The Belgian insurance sector experienced solid growth in 2024, supported by a favorable financial climate and higher guaranteed interest rates. The figures presented in a new Assuralia study provide a clear overview of the main trends and performances of the year 2024 focusing on premium income, investments, profitability, technical and financial results, cost structure, and solvency.

Premium Income

In 2024, the insurance sector recorded nominal premium growth of 7.9%, reaching a total of €34.9 billion — the highest level since the start of the century.

  • Life insurance: +9.7%, reaching €18.2 billion

  • Non-life insurance: +6.1%, reaching €16.7 billion

In real terms (adjusted for 3.1% inflation), non-life grew by 2.8%, and life by 6.4%.

Market share: the top 15 insurers together account for 91.2% of the market, with AG Insurance in the leading position.

©Assuralia
 

Overall Profitability

In 2024, earned premiums amounted to €40.9 billion (2023: €38.1 billion).
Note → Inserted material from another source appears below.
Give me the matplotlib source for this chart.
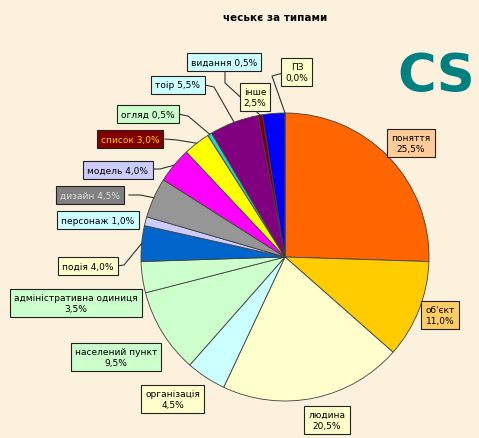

  • Non-life: net technical-financial result of €1.4 billion (–6.3% of premiums)

  • Life: net technical-financial result of €1.83 billion (–9.8% of premiums)

This results in a pre-tax profit of €3.4 billion (8.2% of premiums), compared with €3.0 billion in 2023. The profit to be allocated (after tax and exceptional items) stands at €2.6 billion.

Shareholders’ equity rose to €21.4 billion (2023: €20.6 billion). At market value (including unrealized gains), equity was 27% higher than the book value.

 

 

Technical and Financial Results / Expenses

In the fire, accident, and miscellaneous risks (P&C) branch, premiums increased by 6.3%, while commissions and overhead costs slightly decreased (–17.0% and –19.2%).
The claims ratio (including technical charges) in P&C rose to 65.1% of earned premiums (2023: 62.3%).
The combined ratio (claims + expenses as a percentage of earned premiums) increased to 95.7%.

In the workers’ compensation segment (Law of 1971), premium income grew strongly while relative costs declined. However, the claims burden increased, leading to a negative technical result (–4.7% of premiums).